伫立在黄河岸边,目送着秋光,水风轻轻地迎面吹来,太阳的光线即将爬上树梢。麻雀在柳树上欢快地跳挪着,蟋蟀在枯萎的草丛里低吟,辽阔的天空明净无云。
自离别故乡以来。迅速流失的光阴如玉梭飞穿,犹如这眼前静静流淌东去的黄河水,一去便杳无音信了。此时,回想年少时,在故乡里无忧无虑的狂放,历历在目。夏天,我与伙伴们到池塘里去游泳,手里端上一个像大漏勺似的捞鱼的网子,我便随心所欲地到池塘里去捞鱼虾了。池塘里有绿绿的荷叶、白色的莲花,岸与水的交接处是密密麻麻的青青芦苇。青蛙时常蹲在绿绿的荷叶上憋足了劲,吹起了嘴两边的铃铛。当我们小心翼翼趟着水躲在荷叶底下,静静地等待着过往的鱼虾时,可就在鱼儿即将到手的时候,突然,会不知从哪里蹦出一只青蛙来,吓你一跳,紧接着别的青蛙也会听到动静,停止了活动。扑通通地一下子都扎进了水里。其实,就是等于提前给鱼儿报了个信。每当这个时候,我便把怨气撒到青蛙身上,用手中捞鱼儿的网子去追打青蛙。青蛙有时会浮出水面,露出狡猾的眼神,四周张望,突然又扎进水里。我在气急之下,也跟着青蛙,猛地扎下水去追赶它,第一次扎下水时,结果呛了一口湾水,后来我就捏着鼻子试着扎下水去,结果时间一长,我也就自然学会了猛地扎下水,猛地又露出水面。
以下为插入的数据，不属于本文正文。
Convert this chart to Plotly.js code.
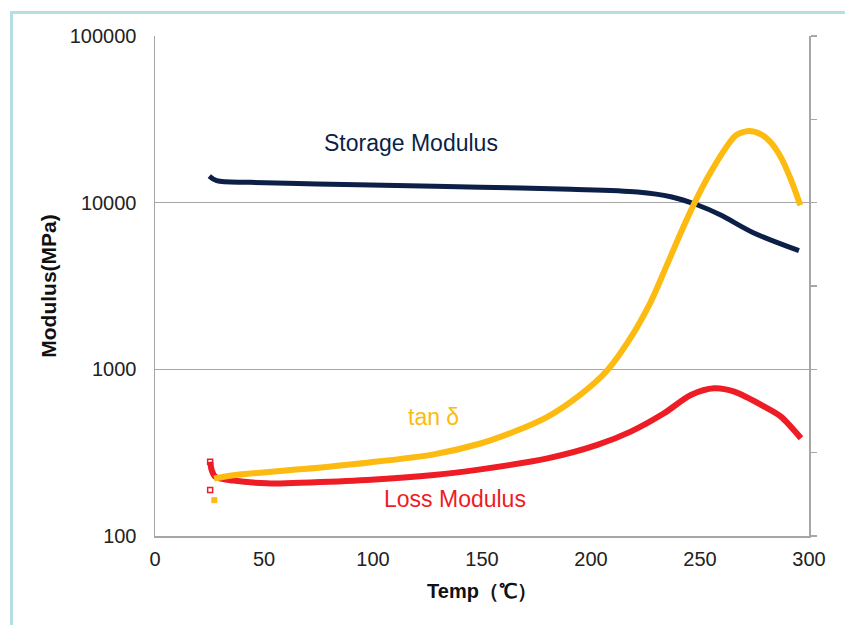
<!DOCTYPE html>
<html>
<head>
<meta charset="utf-8">
<script src="https://cdn.plot.ly/plotly-3.0.1.min.js"></script>
<style>
  html, body { margin: 0; padding: 0; background: #ffffff; }
  #wrap { position: relative; width: 845px; height: 625px; overflow: hidden; }
  #frame { position: absolute; left: 10px; top: 11px; width: 845px; height: 625px;
           border-left: 3px solid #b6dee4; border-top: 3px solid #b6dee4; pointer-events: none; }
  #chart { position: absolute; left: 0; top: 0; width: 845px; height: 625px; }
</style>
</head>
<body>
<div id="wrap">
  <div id="chart"></div>
  <div id="frame"></div>
</div>
<script>
// Storage modulus (MPa), log axis
const storageTemp = [24.9, 28.3, 43.6, 74.3, 104.7, 149.3, 190.7, 221.3, 236.6, 248.9, 259.5, 274.7, 295.4];
const storageMod  = [14450, 13550, 13250, 12940, 12710, 12370, 12030, 11590, 10860, 9680, 8430, 6580, 5150];

// Loss modulus (MPa), log axis
const lossTemp = [25.3, 26.0, 27.6, 36.0, 51.3, 66.6, 97.3, 127.9, 149.3, 180.0, 202.9, 218.2, 233.5, 245.8, 256.5, 265.7, 279.5, 287.1, 296.3];
const lossMod  = [279, 249, 227, 215, 207, 209, 217, 232, 251, 292, 352, 423, 545, 701, 769, 734, 597, 520, 386];

// tan delta, secondary linear axis
const tanTemp  = [27.1, 36.0, 66.6, 97.3, 127.9, 149.3, 164.6, 180.0, 195.3, 207.5, 218.2, 227.4, 234.3, 241.2, 248.1, 255.0, 261.9, 266.5, 272.4, 278.0, 282.6, 287.2, 291.8, 296.0];
const tanDelta = [0.069, 0.073, 0.080, 0.088, 0.098, 0.111, 0.125, 0.143, 0.170, 0.199, 0.238, 0.281, 0.322, 0.364, 0.403, 0.437, 0.466, 0.481, 0.486, 0.482, 0.472, 0.454, 0.427, 0.397];

// stray first readings shown as markers
const lossStrayTemp = [25.3, 25.3];
const lossStrayMod  = [279, 189];
const tanStrayTemp  = [27.2];
const tanStrayVal   = [0.043];

const xTicks = [0, 50, 100, 150, 200, 250, 300];
const yTicks = [100, 1000, 10000, 100000];

const navy = '#0c1f47', gold = '#fdbb11', red = '#ee1c25', grid = '#a6a6a6';
const font = 'Liberation Sans, Arial, sans-serif';

const traces = [
  { x: storageTemp, y: storageMod, mode: 'lines', line: { color: navy, width: 5, shape: 'spline', smoothing: 0.9 }, showlegend: false, hoverinfo: 'skip' },
  { x: lossTemp, y: lossMod, mode: 'lines', line: { color: red, width: 6, shape: 'spline', smoothing: 0.8 }, showlegend: false, hoverinfo: 'skip' },
  { x: tanTemp, y: tanDelta, yaxis: 'y2', mode: 'lines', line: { color: gold, width: 6, shape: 'spline', smoothing: 0.8 }, showlegend: false, hoverinfo: 'skip' },
  { x: lossStrayTemp, y: lossStrayMod, mode: 'markers', marker: { symbol: 'square-open', size: 5, color: red, line: { color: red, width: 1.5 } }, showlegend: false, hoverinfo: 'skip' },
  { x: tanStrayTemp, y: tanStrayVal, yaxis: 'y2', mode: 'markers', marker: { symbol: 'square', size: 6, color: gold }, showlegend: false, hoverinfo: 'skip' }
];

const layout = {
  width: 845, height: 625,
  margin: { l: 155, r: 36, t: 36, b: 89 },
  paper_bgcolor: 'rgba(0,0,0,0)', plot_bgcolor: '#ffffff',
  font: { family: font, color: '#222222', size: 20 },
  xaxis: {
    range: [0, 300], tickvals: xTicks, ticktext: xTicks.map(String),
    showgrid: false, zeroline: false, showline: true, linecolor: grid, linewidth: 1.5,
    ticks: '', ticklabelstandoff: 4, tickfont: { size: 20, family: font, color: '#222222' },
    title: { text: '<b>Temp（℃）</b>', font: { size: 20, family: font, color: '#111111' }, standoff: 15 }
  },
  yaxis: {
    type: 'log', range: [2, 5], tickvals: yTicks, ticktext: yTicks.map(String),
    showgrid: true, gridcolor: grid, gridwidth: 1.5, zeroline: false,
    showline: true, linecolor: grid, linewidth: 1.5, ticks: '', ticklabelstandoff: 13,
    tickfont: { size: 20, family: font, color: '#222222' },
    title: { text: '<b>Modulus(MPa)</b>', font: { size: 21, family: font, color: '#111111' }, standoff: 7 }
  },
  yaxis2: {
    overlaying: 'y', side: 'right', range: [0, 0.6], dtick: 0.1, tick0: 0,
    showgrid: false, zeroline: false, showline: true, linecolor: grid, linewidth: 1.5,
    ticks: 'outside', ticklen: 6, tickcolor: grid, tickwidth: 1.5, showticklabels: false
  },
  annotations: [
    { x: 117.6, y: 4.358, xref: 'x', yref: 'y', text: 'Storage Modulus', showarrow: false,
      font: { size: 23, family: font, color: navy } },
    { x: 127.7, y: 0.143, xref: 'x', yref: 'y2', text: 'tan δ', showarrow: false,
      font: { size: 23, family: font, color: gold } },
    { x: 137.8, y: Math.log10(167), xref: 'x', yref: 'y', text: 'Loss Modulus', showarrow: false,
      font: { size: 23, family: font, color: red } }
  ]
};

Plotly.newPlot('chart', traces, layout, { staticPlot: true, displayModeBar: false });
</script>
</body>
</html>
池塘上的蜻蜒,时而飞到荷叶上,时而又飞到白莲花上,有时也会飞到芦苇的叶子上。每当看到此情景,我的手就不由自主地、想用大拇指和二拇指的中间捏它的翅膀。其实,蜻蜒很精明,滚动的眼睛四面都能看得清,一般情况下是很难捏到它的。除非是那刚刚脱壳的、翅膀还很软、暂时不能飞行的蜻蜒。所以,我们一般去逮红头蚂螂,每当它飞到池塘的芦苇上,或者飞到荷叶上,我们趁它用前腿梳洗头时,就很容易用手捏着它,把它带回家,放进炕上的蚊帐里面,让它逮蚊子吃。村子里的孩子们大部分都是在池塘里打水仗。捉小鱼小虾、捏蜻蜓或红头蚂螂。跟着水里的青蛙学扎水猛子,逐渐地学会游泳的。
有时,我们还在池塘边东南角的芦苇里捉迷藏。用手折一片芦苇的叶子,卷成一层层像小喇叭形状的哨子,先把用嘴吹的那一头,用牙嗑一嗑。用手捏扁它,再用嘴吹试几遍,就能吹出清越悠扬的声音了。如果你藏在芦苇里很久了。伙伴们实在找不到你时。你就会吹上几声,向对方传送一个信息,进行彼此的联络。哨声也能断断续续的、传到岸边乘凉的大人们的耳朵里,它也是水下和岸上联络的信号。偶尔,在芦苇里面,还能碰到刚刚出壳的小喜鹊,闭着眼睛在窝里张开小嘴巴。把我们当成它的妈妈,讨要食吃。每当看到此景,我们怕打扰惊动它们,便会笑着悄悄地离去。